Nei giorni scorsi, per fermare le azioni del battaglione tataro “Noman Čelebidžikhan”, forze regolari ucraine hanno fatto incursione nel suo accampamento – in cui, per la verità, pare si trovassero pochi tatari e molti islamisti stranieri, anche arabi – rinvenendovi quantitativi di armi dalle scorte del battaglione “Ajdar”, ufficialmente andate perdute, e contrabbandate invece da alti ufficiali ucraini e funzionari della regione di Kherson. Nonostante in passato lo stesso Porošenko avesse promesso all'esponente tataro Refat Čubarov addirittura l'istituzione di una “Autonomia crimeano-tatara”, il battaglione pare non aver rispettato una “equa” divisione del bottino, causando il sorgere di un conflitto tutto interno tra il capo del battaglione Lenur Isljamov e l'esponente tataro e deputato alla Rada, Mustafa Džemilev, il quale, però, nonostante tutto, ha ribadito nei giorni scorsi la convinzione che, presto o tardi, “Mosca sarà costretta a restituire la Crimea all'Ucraina”, se vuole evitare che “il disfacimento della Russia divenga inevitabile”.

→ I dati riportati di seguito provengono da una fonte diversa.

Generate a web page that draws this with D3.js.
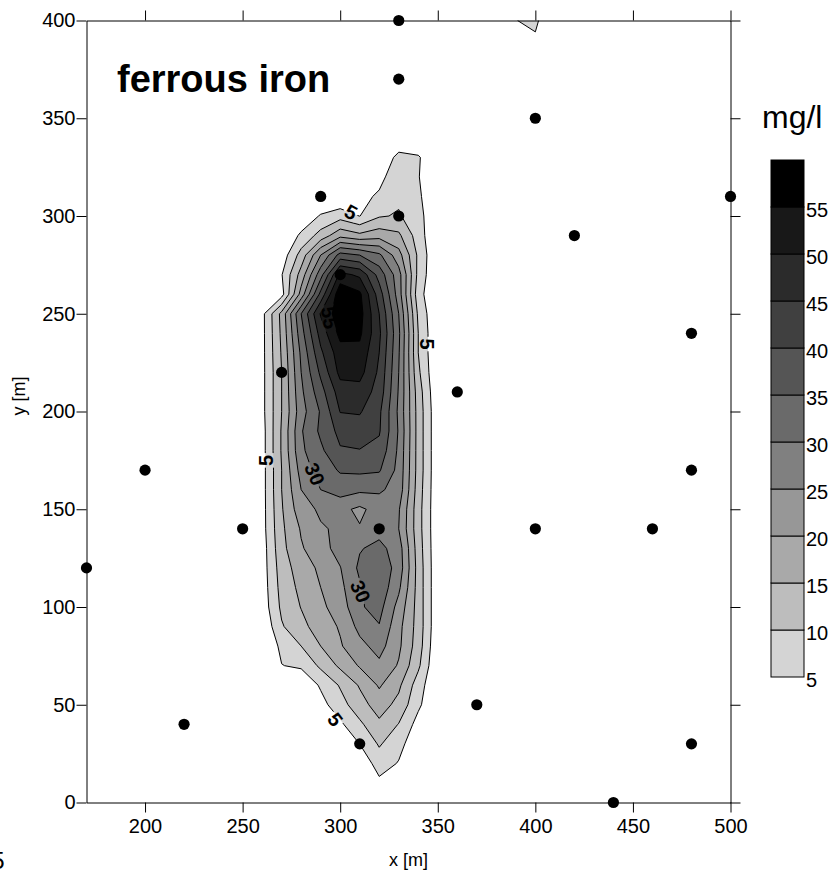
<!DOCTYPE html>
<html><head><meta charset="utf-8">
<script src="https://cdn.jsdelivr.net/npm/d3@7"></script>
<style>
body{margin:0;background:#fff;}
svg{display:block;}
text{font-family:"Liberation Sans",Arial,sans-serif;fill:#000;}
</style>
</head><body>
<svg id="c" width="831" height="880"></svg>
<script>
// ---------- data ----------
const gridX = [240,250,260,270,280,290,300,310,320,330,340,350,360,370,380,390,400,410];
const gridY = [0,10,20,30,40,50,60,70,80,90,100,110,120,130,140,150,160,170,180,190,200,
               210,220,230,240,250,260,270,280,290,300,310,320,330,340,350,360,370,380,390,400];
// ferrous iron [mg/l], one row per gridY value, one column per gridX value
const ironRows = [
 [0,0,0,0,0,0,0,0,0.6,0,0,0,0,0,0,0,0,0],
 [0,0,0,0,0,0,0,0.5,3.9,2,0,0,0,0,0,0,0,0],
 [0,0,0,0,0,0,0,1.4,7.2,4.7,1,0,0,0,0,0,0,0],
 [0,0,0,0,0,0,1.5,5.05,10.6,6.5,1.7,0,0,0,0,0,0,0],
 [0,0,0,0,0,0.5,4.1,9,14,9.8,3.1,0,0,0,0,0,0,0],
 [0,0,0,0,0,3.24,8,13,17.3,13.5,6,0,0,0,0,0,0,0],
 [0,0,0,0,0.8,5.65,10.5,15.5,20.6,16,7.5,0,0,0,0,0,0,0],
 [0,0,0,4.87,5.8,11,16,20.5,23.9,19.5,11,0,0,0,0,0,0,0],
 [0,0,0,6.2,10,15,19.5,23.5,26.9,21,12.5,0.5,0,0,0,0,0,0],
 [0,0,0.5,9.5,13.5,17.5,20.5,26.5,29.7,21.5,13,1,0,0,0,0,0,0],
 [0,0,2,11,15.2,19,22.2,29.4,31.8,23.2,13,1,0,0,0,0,0,0],
 [0,0,2.3,11.8,16.3,20,23.8,29.4,33.5,26,13,1,0,0,0,0,0,0],
 [0,0,2.5,12.5,17.5,21,24.8,31,33.5,28,13,1,0,0,0,0,0,0],
 [0,0,2.5,13.5,19.5,23,27,29.6,31.5,27.5,12.5,1,0,0,0,0,0,0],
 [0,0,3,14,20.5,24.5,25.8,25.35,28.1,25,12,1,0,0,0,0,0,0],
 [0,0,3,14.5,23,25.8,26.3,24,27,25.5,12,1,0,0,0,0,0,0],
 [0,0,3,15,25,30,32.3,31,30.8,28,12.5,1,0,0,0,0,0,0],
 [0,0,3,15,27,32.5,35.5,36,35.5,28.5,13,1,0,0,0,0,0,0],
 [0,0,3,15.5,29,34,39.5,39.8,38.5,29,13,1,0,0,0,0,0,0],
 [0,0,3,15.5,29.5,36,41.5,42.5,40.5,29.5,13,1,0,0,0,0,0,0],
 [0,0,3.5,15,28,35.5,45.2,45.5,41,29,13,1,0,0,0,0,0,0],
 [0,0,3.5,15,29,38,47.5,48,43,29.5,12.5,0.5,0,0,0,0,0,0],
 [0,0,3.5,15,30,41,51.5,51.8,44,30,11,0,0,0,0,0,0,0],
 [0,0,3.5,15.5,31,44,53,53.5,45,30.5,10,0,0,0,0,0,0,0],
 [0,0,3.5,16,33,47,56.5,56,46,31,10,0,0,0,0,0,0,0],
 [0,0,3.5,16.5,35,50.5,58.5,57,45,30,9,0,0,0,0,0,0,0],
 [0,0,0,3,22,41.5,59,56,42.5,27.5,7,0,0,0,0,0,0,0],
 [0,0,0,4.7,17,33,51.5,49,38,27,8.5,0,0,0,0,0,0,0],
 [0,0,0,2,12,25,37,35,31,22,9,0,0,0,0,0,0,0],
 [0,0,0,0,6,12,18.5,16.3,18,16,7.5,0,0,0,0,0,0,0],
 [0,0,0,0,1,5.5,8,4.9,9.5,10.5,7,0,0,0,0,0,0,0],
 [0,0,0,0,0,0,0,3,6,9,6,0,0,0,0,0,0,0],
 [0,0,0,0,0,0,0,0,3,9.3,5.3,0,0,0,0,0,0,0],
 [0,0,0,0,0,0,0,0,0,6.8,5.6,0,0,0,0,0,0,0],
 [0,0,0,0,0,0,0,0,0,0,0,0,0,0,0,0,0,0],
 [0,0,0,0,0,0,0,0,0,0,0,0,0,0,0,0,0,0],
 [0,0,0,0,0,0,0,0,0,0,0,0,0,0,0,0,0,0],
 [0,0,0,0,0,0,0,0,0,0,0,0,0,0,0,0,0,0],
 [0,0,0,0,0,0,0,0,0,0,0,0,0,0,0,0,0,0],
 [0,0,0,0,0,0,0,0,0,0,0,0,0,0,0,0,4.28,0],
 [0,0,0,0,0,0,0,0,0,0,0,0,0,0,0,4.9,6,0]
];
const levels = [5,10,15,20,25,30,35,40,45,50,55];
const levelColors = ["#d4d4d4","#bdbdbd","#a9a9a9","#979797","#808080","#6a6a6a",
                     "#555555","#404040","#2b2b2b","#181818","#000000"];
const legendTop = 60;

const wellX = [330,330,400,500,290,330,420,300,480,270,360,200,480,250,320,400,460,170,370,220,310,480,440];
const wellY = [400,370,350,310,310,300,290,270,240,220,210,170,170,140,140,140,140,120,50,40,30,30,0];

const xTicks = [200,250,300,350,400,450,500];
const yTicks = [0,50,100,150,200,250,300,350,400];

const labelText = ["5","5","5","30","30","5","55"];
const labelX = [305.5,344.5,262,287,310.5,297.5,294.6];
const labelY = [302,234.5,175,168,108,42.5,248];
const labelAngle = [28,90,-90,66,66,53,80];

// ---------- drawing ----------
const svg = d3.select("#c");
const x = d3.scaleLinear().domain([170,500]).range([86.5,730.5]);
const y = d3.scaleLinear().domain([0,400]).range([802.5,20.5]);

const defs = svg.append("defs");
defs.append("clipPath").attr("id","plotclip").append("rect")
  .attr("x",x(170)).attr("y",y(400)).attr("width",x(500)-x(170)).attr("height",y(0)-y(400));

// contour computation
const nx = gridX.length, ny = gridY.length;
const values = [];
for (let j=0;j<ny;j++) for (let i=0;i<nx;i++) values.push(ironRows[j][i]);
const dgx = gridX[1]-gridX[0], dgy = gridY[1]-gridY[0];
const bands = d3.contours().size([nx,ny]).thresholds(levels)(values);
const proj = d3.geoTransform({point(px,py){
  this.stream.point(x(gridX[0]+(px-0.5)*dgx), y(gridY[0]+(py-0.5)*dgy));
}});
const path = d3.geoPath(proj);

// mask for label gaps in contour lines
const lblFont = 20;
const mask = defs.append("mask").attr("id","lblmask").attr("maskUnits","userSpaceOnUse")
  .attr("x",0).attr("y",0).attr("width",831).attr("height",880);
mask.append("rect").attr("x",0).attr("y",0).attr("width",831).attr("height",880).attr("fill","#fff");
labelText.forEach((t,k)=>{
  const w = t.length*lblFont*0.58+3, h = lblFont*0.8;
  mask.append("rect")
    .attr("x",-w/2).attr("y",-h/2).attr("width",w).attr("height",h)
    .attr("fill","#000")
    .attr("transform",`translate(${x(labelX[k])},${y(labelY[k])}) rotate(${labelAngle[k]})`);
});

const plot = svg.append("g").attr("clip-path","url(#plotclip)");
plot.append("g").selectAll("path").data(bands).join("path")
  .attr("d",path).attr("fill",(d,k)=>levelColors[k]).attr("stroke","none");
plot.append("g").attr("mask","url(#lblmask)").selectAll("path").data(bands).join("path")
  .attr("d",path).attr("fill","none").attr("stroke","#000").attr("stroke-width",1)
  .attr("stroke-linejoin","round");

// contour labels
svg.append("g").selectAll("text").data(labelText).join("text")
  .attr("transform",(d,k)=>`translate(${x(labelX[k])},${y(labelY[k])}) rotate(${labelAngle[k]})`)
  .attr("text-anchor","middle").attr("dy","0.36em")
  .style("font-size",lblFont+"px").style("font-weight","bold")
  .text(d=>d);

// axes
function styleAxis(g){
  g.select(".domain").attr("stroke","#000").attr("stroke-width",1);
  g.selectAll(".tick line").attr("stroke","#000").attr("stroke-width",1);
  g.selectAll(".tick text").style("font-size","20px").attr("fill","#000")
    .style("font-family",'"Liberation Sans",Arial,sans-serif');
}
svg.append("g").attr("transform",`translate(0,${y(0)})`)
  .call(d3.axisBottom(x).tickValues(xTicks).tickSize(10).tickPadding(6).tickSizeOuter(0))
  .call(styleAxis);
svg.append("g").attr("transform",`translate(0,${y(400)})`)
  .call(d3.axisTop(x).tickValues(xTicks).tickSize(10).tickFormat("").tickSizeOuter(0))
  .call(styleAxis);
svg.append("g").attr("transform",`translate(${x(170)},0)`)
  .call(d3.axisLeft(y).tickValues(yTicks).tickSize(10).tickPadding(1).tickSizeOuter(0))
  .call(styleAxis);
svg.append("g").attr("transform",`translate(${x(500)},0)`)
  .call(d3.axisRight(y).tickValues(yTicks).tickSize(10).tickFormat("").tickSizeOuter(0))
  .call(styleAxis);

// wells
svg.append("g").selectAll("circle").data(wellX).join("circle")
  .attr("cx",(d)=>x(d)).attr("cy",(d,k)=>y(wellY[k])).attr("r",5.6).attr("fill","#000");

// titles
svg.append("text").attr("x",117).attr("y",92).style("font-size","38px").style("font-weight","bold")
  .text("ferrous iron");
svg.append("text").attr("x",(x(170)+x(500))/2).attr("y",866).attr("text-anchor","middle")
  .style("font-size","18px").text("x [m]");
svg.append("text").attr("transform",`translate(25,396) rotate(-90)`).attr("text-anchor","middle")
  .style("font-size","18px").text("y [m]");
svg.append("text").attr("x",4.5).attr("y",869).attr("text-anchor","end")
  .style("font-size","24px").text("5");

// legend
const lg = svg.append("g");
lg.append("text").attr("x",762).attr("y",128).style("font-size","32px").text("mg/l");
const ly = d3.scaleLinear().domain([5,legendTop]).range([677,160]);
const legendUpper = levels.map((v,k)=> k<levels.length-1 ? levels[k+1] : legendTop);
lg.selectAll("rect").data(levels).join("rect")
  .attr("x",771).attr("width",33)
  .attr("y",(d,k)=>ly(legendUpper[k])).attr("height",(d,k)=>ly(d)-ly(legendUpper[k]))
  .attr("fill",(d,k)=>levelColors[k]).attr("stroke","#000").attr("stroke-width",1);
lg.selectAll("text.lv").data(levels).join("text").attr("class","lv")
  .attr("x",806).attr("y",d=>ly(d)+3).attr("dy","0.36em")
  .style("font-size","20px").text(d=>d);
</script>
</body></html>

Il conflitto interno tataro non è però una novità: sul sito Vzgljad, Mikhail Moškin e Marina Baltačeva ricordano come, già nel settembre scorso, dopo le incursioni di sabotatori ucraini in Crimea, due membri del gruppo di Isljamov arresisi alle guardie di frontiera russe, avessero raccontato come il battaglione intendesse agire non solo contro la Crimea, ma anche contro Kiev.

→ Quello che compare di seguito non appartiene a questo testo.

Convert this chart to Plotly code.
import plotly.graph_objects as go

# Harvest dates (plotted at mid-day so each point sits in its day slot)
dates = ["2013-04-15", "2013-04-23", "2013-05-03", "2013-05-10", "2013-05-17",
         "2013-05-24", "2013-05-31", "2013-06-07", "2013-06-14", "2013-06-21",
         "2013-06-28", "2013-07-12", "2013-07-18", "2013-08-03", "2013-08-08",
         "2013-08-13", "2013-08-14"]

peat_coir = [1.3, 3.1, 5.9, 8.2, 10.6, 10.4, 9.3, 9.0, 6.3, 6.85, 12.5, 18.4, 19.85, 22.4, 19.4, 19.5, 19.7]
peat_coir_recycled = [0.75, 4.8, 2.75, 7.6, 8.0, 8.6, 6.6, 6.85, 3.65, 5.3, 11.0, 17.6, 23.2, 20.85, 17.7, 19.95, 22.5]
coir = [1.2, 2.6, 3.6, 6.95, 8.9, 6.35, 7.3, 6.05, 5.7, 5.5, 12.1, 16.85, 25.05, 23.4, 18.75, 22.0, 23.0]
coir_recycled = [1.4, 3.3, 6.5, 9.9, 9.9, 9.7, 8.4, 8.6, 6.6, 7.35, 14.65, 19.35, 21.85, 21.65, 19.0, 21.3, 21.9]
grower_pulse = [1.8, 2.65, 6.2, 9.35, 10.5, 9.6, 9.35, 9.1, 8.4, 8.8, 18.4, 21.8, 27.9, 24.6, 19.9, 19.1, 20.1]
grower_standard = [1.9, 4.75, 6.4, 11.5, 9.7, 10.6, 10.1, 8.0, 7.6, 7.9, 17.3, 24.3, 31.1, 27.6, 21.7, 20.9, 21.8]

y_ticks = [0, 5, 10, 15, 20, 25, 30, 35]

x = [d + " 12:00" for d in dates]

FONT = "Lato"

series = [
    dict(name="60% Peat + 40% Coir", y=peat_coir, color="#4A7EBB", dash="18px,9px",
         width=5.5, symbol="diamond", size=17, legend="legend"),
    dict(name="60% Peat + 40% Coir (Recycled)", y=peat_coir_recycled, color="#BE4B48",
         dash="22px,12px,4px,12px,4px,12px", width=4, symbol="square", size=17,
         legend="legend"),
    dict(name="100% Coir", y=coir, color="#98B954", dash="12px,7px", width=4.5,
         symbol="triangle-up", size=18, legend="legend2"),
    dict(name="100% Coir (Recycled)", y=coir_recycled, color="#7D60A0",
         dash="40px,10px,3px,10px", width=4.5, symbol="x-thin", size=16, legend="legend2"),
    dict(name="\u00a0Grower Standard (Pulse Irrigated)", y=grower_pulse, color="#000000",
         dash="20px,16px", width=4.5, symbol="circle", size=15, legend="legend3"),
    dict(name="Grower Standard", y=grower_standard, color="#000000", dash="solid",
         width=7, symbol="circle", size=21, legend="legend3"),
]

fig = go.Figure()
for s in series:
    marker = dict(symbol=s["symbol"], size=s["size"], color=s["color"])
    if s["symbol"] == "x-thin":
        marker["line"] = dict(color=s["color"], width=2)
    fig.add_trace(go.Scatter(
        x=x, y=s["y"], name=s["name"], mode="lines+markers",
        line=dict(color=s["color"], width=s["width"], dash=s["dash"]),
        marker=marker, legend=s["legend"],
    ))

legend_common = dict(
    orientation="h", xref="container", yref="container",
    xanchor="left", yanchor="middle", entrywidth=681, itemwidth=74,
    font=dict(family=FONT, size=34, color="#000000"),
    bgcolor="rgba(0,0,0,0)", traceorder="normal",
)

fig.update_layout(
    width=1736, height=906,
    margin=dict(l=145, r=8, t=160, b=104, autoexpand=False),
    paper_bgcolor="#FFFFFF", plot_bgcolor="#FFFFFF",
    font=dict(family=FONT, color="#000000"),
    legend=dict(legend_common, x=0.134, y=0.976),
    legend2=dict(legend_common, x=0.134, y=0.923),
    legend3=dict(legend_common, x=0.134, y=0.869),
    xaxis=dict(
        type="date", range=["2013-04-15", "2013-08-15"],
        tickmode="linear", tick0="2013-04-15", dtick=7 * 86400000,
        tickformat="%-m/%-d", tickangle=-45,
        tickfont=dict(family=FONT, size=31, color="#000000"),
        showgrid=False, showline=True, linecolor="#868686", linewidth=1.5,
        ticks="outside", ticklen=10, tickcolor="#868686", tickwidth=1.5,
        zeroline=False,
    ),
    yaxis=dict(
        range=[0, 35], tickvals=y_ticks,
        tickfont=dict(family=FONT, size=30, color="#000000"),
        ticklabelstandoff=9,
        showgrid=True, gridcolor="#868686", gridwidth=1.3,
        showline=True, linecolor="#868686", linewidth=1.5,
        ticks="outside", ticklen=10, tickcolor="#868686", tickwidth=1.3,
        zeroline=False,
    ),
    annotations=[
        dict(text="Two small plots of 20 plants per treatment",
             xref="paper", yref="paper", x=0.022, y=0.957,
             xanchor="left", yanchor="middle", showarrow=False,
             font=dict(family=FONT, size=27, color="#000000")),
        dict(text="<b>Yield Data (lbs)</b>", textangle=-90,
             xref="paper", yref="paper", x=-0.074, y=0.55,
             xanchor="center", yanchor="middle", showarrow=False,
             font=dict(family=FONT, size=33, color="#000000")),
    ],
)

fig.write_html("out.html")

Secondo Tanai Čolkhanov, esponente islamico e comandante di un reparto delle milizie della DNR, all'origine dello scontro nell'accampamento islamista c'è il fatto che il medžlis pretende da Kiev l'assegnazione del territorio di Čongar prospiciente la Crimea, per dar vita a una sorta di “principato indipendente”, come chiesto dal fondatore del medžlis Džemilev, dall'attuale leader Čubarov e dall'ideatore del blocco della Crimea, Isljamov.
A parere del deputato russo Ruslan Balbek, pare che all'origine degli scontri di Čongar, ci fosse anche la divisione dell'ultima tranche di finanziamenti USA, elargiti poco prima del tentato golpe turco nell'agosto scorso e che, invece di andare a finanziare l'attività del medžlis, come prospettato dall'amministrazione Obama, sarebbero stati spartiti all'interno della cerchia di Džemilev. “Costretta a scegliere tra il ladro Džemilev e l'estremista Isljamov” afferma Balbek, “macchiatosi di saccheggi e soprusi nella regione di Kherson, Kiev avrebbe scelto Džemilev”.
Intanto il governo ucraino ha introdotto misure temporanee d'emergenza per l'acuirsi della crisi energetica, data dal blocco delle forniture di carbone dal Donbass, attuato proprio dai battaglioni nazionalisti che, dallo scorso 25 gennaio, controllano le linee di comunicazione sul confine ucraino con le Repubbliche popolari. Tra le misure adottate dal governo, la riduzione di attività delle centrali di riscaldamento da 1000 a 500 MW, per economizzare il consumo di antracite necessaria al loro funzionamento. Ma, secondo rusvesna.su, le formazioni nazionaliste minacciano di prendere il controllo dell'insieme delle forniture energetiche dell'Ucraina.
Dunque, nulla di nuovo: il solito brigantaggio sulle spalle del popolo ucraino e con il sangue del Donbass.